Small communities in the South Okanagan are doing what they can to reduce the risk of a COVID-19 outbreak among Quebec orchard workers who are arriving for the region’s fruit-growing season.
The Town of Oliver says Emergency Management BC has provided funding to the town’s emergency operations centre to implement temporary measures in response to COVID-19.
Porta potties equipped with hand-washing stations will be installed at the town-owned lot on Main Street, the Visitor Information Centre and the empty lot on Station Street, adjacent to the food bank, for domestic farm workers and vulnerable citizens.
Bilingual signage will be installed in parks, ball fields, beaches plus hiking and biking trails that speak to physical distancing and where to call if you are experiencing COVID-19 symptoms.
Park ambassadors will also be hired for the month of May, working 7 days per week, to patrols parks, disinfect surfaces, and provide education on social distancing.
Concerns about a potential community outbreak have been growing as up to 1,500 out-of-province domestic workers, many of whom hail from Quebec, are expected to flood into the South Okanagan in the coming weeks in search of short-term work on farms, fields and orchards.
Quebec is the worst hit province in the country, with more than 26,000 lab-confirmed cases of COVID-19, according to the Public Health Agency of Canada. Just over 2,000 cases have been reported in B.C.
The Ministry of Agriculture says out-of-province domestic farm workers are not required to self-isolate for 14 days upon arrival in B.C., unlike temporary foreign workers who must undergo a mandatory 14-day quarantine upon entry to B.C., which is being overseen and paid for by the provincial government.
No inter-provincial travel restrictions are currently in place.
Farmers are also not required to provide housing to Quebec fruit pickers, as they are for foreign workers.
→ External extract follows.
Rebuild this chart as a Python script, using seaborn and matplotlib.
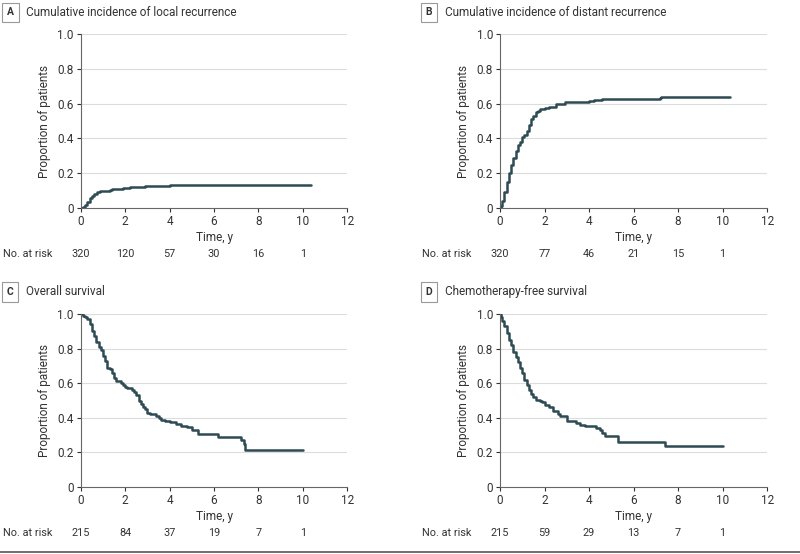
import numpy as np
import pandas as pd
import matplotlib
matplotlib.use("Agg")
import matplotlib.pyplot as plt
import seaborn as sns

# --------------------------------------------------------
# Data (step functions)
# --------------------------------------------------------
local_t = [0, 0.1, 0.2, 0.3, 0.4, 0.5, 0.6, 0.75, 0.85, 1.3, 1.4, 1.9, 2.2, 2.9, 4.0, 10.35]
local_p = [0, 0.005, 0.02, 0.035, 0.06, 0.07, 0.08, 0.09, 0.1, 0.105, 0.11, 0.115, 0.12, 0.125, 0.13, 0.13]

distant_t = [0, 0.05, 0.1, 0.2, 0.3, 0.4, 0.5, 0.6, 0.7, 0.8, 0.9, 1.0, 1.1, 1.2, 1.3, 1.4,
             1.5, 1.6, 1.7, 1.8, 2.0, 2.2, 2.5, 2.8, 2.9, 4.0, 4.2, 4.6, 7.2, 7.25, 10.35]
distant_p = [0, 0.01, 0.04, 0.09, 0.15, 0.2, 0.25, 0.29, 0.33, 0.36, 0.38, 0.41, 0.42, 0.44, 0.48, 0.51,
             0.53, 0.55, 0.56, 0.57, 0.575, 0.58, 0.595, 0.6, 0.61, 0.615, 0.62, 0.625, 0.63, 0.64, 0.64]

os_t = [0, 0.1, 0.2, 0.3, 0.4, 0.5, 0.6, 0.7, 0.8, 0.9, 1.0, 1.1, 1.2, 1.3, 1.4, 1.5, 1.6, 1.8,
        1.9, 2.0, 2.1, 2.3, 2.4, 2.5, 2.6, 2.7, 2.8, 2.9, 3.0, 3.1, 3.4, 3.5, 3.6, 3.8, 4.0, 4.3,
        4.5, 4.8, 5.0, 5.3, 6.2, 7.2, 7.35, 7.4, 10.0]
os_p = [1.0, 0.99, 0.98, 0.97, 0.94, 0.9, 0.87, 0.84, 0.81, 0.79, 0.76, 0.73, 0.69, 0.68, 0.66,
        0.63, 0.61, 0.6, 0.59, 0.58, 0.57, 0.56, 0.55, 0.53, 0.5, 0.48, 0.46, 0.45, 0.43, 0.42,
        0.41, 0.4, 0.39, 0.38, 0.375, 0.365, 0.355, 0.345, 0.33, 0.305, 0.29, 0.27, 0.25, 0.215, 0.215]

cfs_t = [0, 0.05, 0.1, 0.2, 0.3, 0.4, 0.5, 0.6, 0.7, 0.8, 0.9, 1.0, 1.1, 1.2, 1.3, 1.4, 1.5, 1.6,
         1.8, 1.9, 2.0, 2.2, 2.4, 2.6, 2.7, 3.0, 3.4, 3.6, 3.8, 4.3, 4.5, 4.6, 4.7, 5.3, 7.4, 10.0]
cfs_p = [1.0, 0.98, 0.96, 0.93, 0.89, 0.85, 0.82, 0.78, 0.75, 0.72, 0.69, 0.66, 0.62, 0.59, 0.56,
         0.54, 0.52, 0.505, 0.5, 0.49, 0.475, 0.46, 0.44, 0.42, 0.41, 0.38, 0.37, 0.36, 0.35, 0.34,
         0.33, 0.315, 0.295, 0.26, 0.235, 0.235]

risk_times = [0, 2, 4, 6, 8, 10]
risk_local = [320, 120, 57, 30, 16, 1]
risk_distant = [320, 77, 46, 21, 15, 1]
risk_os = [215, 84, 37, 19, 7, 1]
risk_cfs = [215, 59, 29, 13, 7, 1]

letters = ["A", "B", "C", "D"]
titles = ["Cumulative incidence of local recurrence",
          "Cumulative incidence of distant recurrence",
          "Overall survival",
          "Chemotherapy-free survival"]

# --------------------------------------------------------
# Style
# --------------------------------------------------------
sns.set_style("white")
plt.rcParams['font.family'] = ['Roboto', 'DejaVu Sans']
line_color = "#2e4a52"
text_color = "#333333"

fig = plt.figure(figsize=(8, 5.54), dpi=100)

# axes boxes in figure fractions [left, bottom, width, height]
boxes = [[0.101, 0.6245, 0.333, 0.3141],
         [0.625, 0.6245, 0.334, 0.3141],
         [0.101, 0.1209, 0.333, 0.3123],
         [0.625, 0.1209, 0.334, 0.3123]]
panel_left = [0.004, 0.527, 0.004, 0.527]
title_y = [0.978, 0.978, 0.473, 0.473]
risk_y = [0.541, 0.541, 0.038, 0.038]

curves = [(local_t, local_p), (distant_t, distant_p), (os_t, os_p), (cfs_t, cfs_p)]
risks = [risk_local, risk_distant, risk_os, risk_cfs]

for i in range(4):
    ax = fig.add_axes(boxes[i])
    df = pd.DataFrame({"time": curves[i][0], "prop": curves[i][1]})
    sns.lineplot(data=df, x="time", y="prop", ax=ax, drawstyle="steps-post",
                 color=line_color, linewidth=1.8)

    ax.set_xlim(0, 12)
    ax.set_ylim(0, 1.0)
    ax.set_xticks(range(0, 13, 2))
    ax.set_yticks([0, 0.2, 0.4, 0.6, 0.8, 1.0])
    ax.set_yticklabels(["0", "0.2", "0.4", "0.6", "0.8", "1.0"])
    ax.set_xlabel("Time, y", fontsize=8.5, color=text_color, labelpad=2)
    ax.set_ylabel("Proportion of patients", fontsize=8.5, color=text_color, labelpad=5)
    ax.tick_params(axis="both", labelsize=8.5, colors=text_color, length=3, width=0.8,
                   direction="out", pad=2, left=True, bottom=True)
    for y in [0.2, 0.4, 0.6, 0.8, 1.0]:
        ax.axhline(y, color="#dcdcdc", linewidth=0.8, zorder=0)
    for s in ["top", "right"]:
        ax.spines[s].set_visible(False)
    for s in ["left", "bottom"]:
        ax.spines[s].set_color("#666666")
        ax.spines[s].set_linewidth(0.8)

    # panel letter box + title
    fig.text(panel_left[i] + 0.009, title_y[i], letters[i], fontsize=7.5, fontweight="bold",
             color=text_color, ha="center", va="center",
             bbox=dict(boxstyle="square,pad=0.45", fc="white", ec="#999999", lw=0.8))
    fig.text(panel_left[i] + 0.029, title_y[i], titles[i], fontsize=8.5,
             color=text_color, ha="left", va="center")

    # number at risk row
    fig.text(panel_left[i], risk_y[i], "No. at risk", fontsize=7.8, color=text_color,
             ha="left", va="center")
    trans = matplotlib.transforms.blended_transform_factory(ax.transData, fig.transFigure)
    for t, n in zip(risk_times, risks[i]):
        ax.text(t, risk_y[i], str(n), transform=trans, fontsize=7.8, color=text_color,
                ha="center", va="center")

# bottom rule
fig.add_artist(plt.Line2D([0, 1], [0.004, 0.004], color="#555555", linewidth=1.2,
                          transform=fig.transFigure))

fig.savefig("out.png", dpi=100)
The transient nature of the farm work often sees domestic farm labourers camp in orchards or along river banks, sometimes without access to washroom and shower facilities.
Martin Johnansen, Oliver’s mayor, is supportive of the Regional District of Okanagan-Similkameen (RDOS) taking over operations of the sanctioned fruit-growers camp north of the town, called Loose Bay.
The Loose Bay Campground Society, concerned about liability and a lack of resources to implement COVID-19 protocols, dissolved earlier this week. The RDOS will take control and assume liability of the camp, which is slated to open on Friday.
“I think the requirements around the COVID-19 pandemic were very onerous for a society to be taking on, in particular, having to hire additional staff to manage the situation, and the RDOS is in a much better position to take that on,” Johansen said.
Mark Woods, community services manager for the RDOS, said the regional district is in the process of hiring a COVID-19 co-ordinator for the camp and developing procedures if a camper were to present COVID-19 symptoms.
“Whether or not they are housed on site and supported at the Loose Bay site or if we look at using hotel rooms,” Woods said. “With the heightened level of risk associated with COVID, I think it’s appropriate we are there to support them.”
There is also discussion about having a mobile COVID-19 testing site available for campers.
Camp operators anticipate up to 40 fruit pickers could arrive at the campground in the coming weeks and the maximum capacity is over 300 people.